Sometimes it’s better to rise above it.

The unseemly spat over pricing between some of the UK’s largest supermarkets rolled on this week, with Tesco unveiling new press ads having a pop at Asda’s 10% price guarantee.

One ad ironically outlines Asda’s “12 steps to saving”, highlighting, far from subtly, the main problem (from a consumer’s point of view) with the price guarantee: namely, that the burden is currently on the shopper to collect any saving.

Another ad says “you can drive a trolley through” the 10% claim, using a lengthy receipt to show that shoppers could save almost £60 on a shop costing more than £200 at Asda.

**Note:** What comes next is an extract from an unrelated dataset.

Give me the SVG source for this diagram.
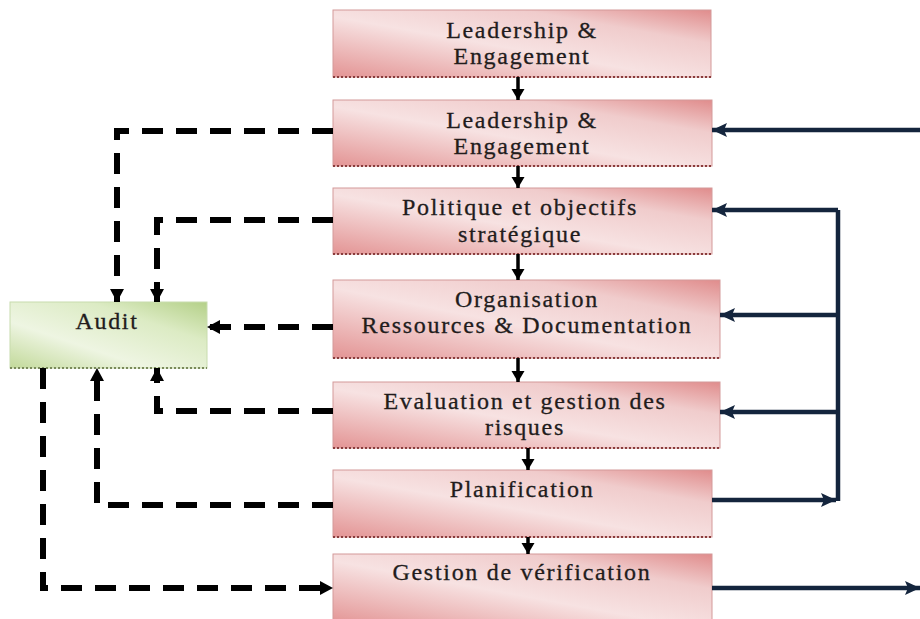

Both ads point out that Tesco will redeem the Asda vouchers. Both are pretty clunky. And neither give you the urge to feast.

The latter Tesco ad closely echoes an effort last week headlined ‘Morrisons crunches Asda’. That claimed a saving of nearly £50 at the Bradford-based chain on a trolley costing £128.56 at Asda. And it appeared in pages of the Daily Telegraph, whose readers, you would think, are not obvious targets for the pure price message.

The big winner over Christmas, of course, was Sainsbury’s, whose like-for-like growth comfortably outpaced all three of the above. In a two-page spread in yesterday’s Daily Express, the supermarket focused on one of its own offers – a new deal of five family meals for £20 – rather than sniping. That too features the receipt motif, but pride of place goes to the food, which looks great, rather than jibes at rivals.

It’s a truism that confidence breeds success – and nothing is more of a turn-off than the whiff of desperation that is hard to escape in some of the others’ ads. Sometimes it’s best to stick to your gameplan and not be diverted by spoiling tactics.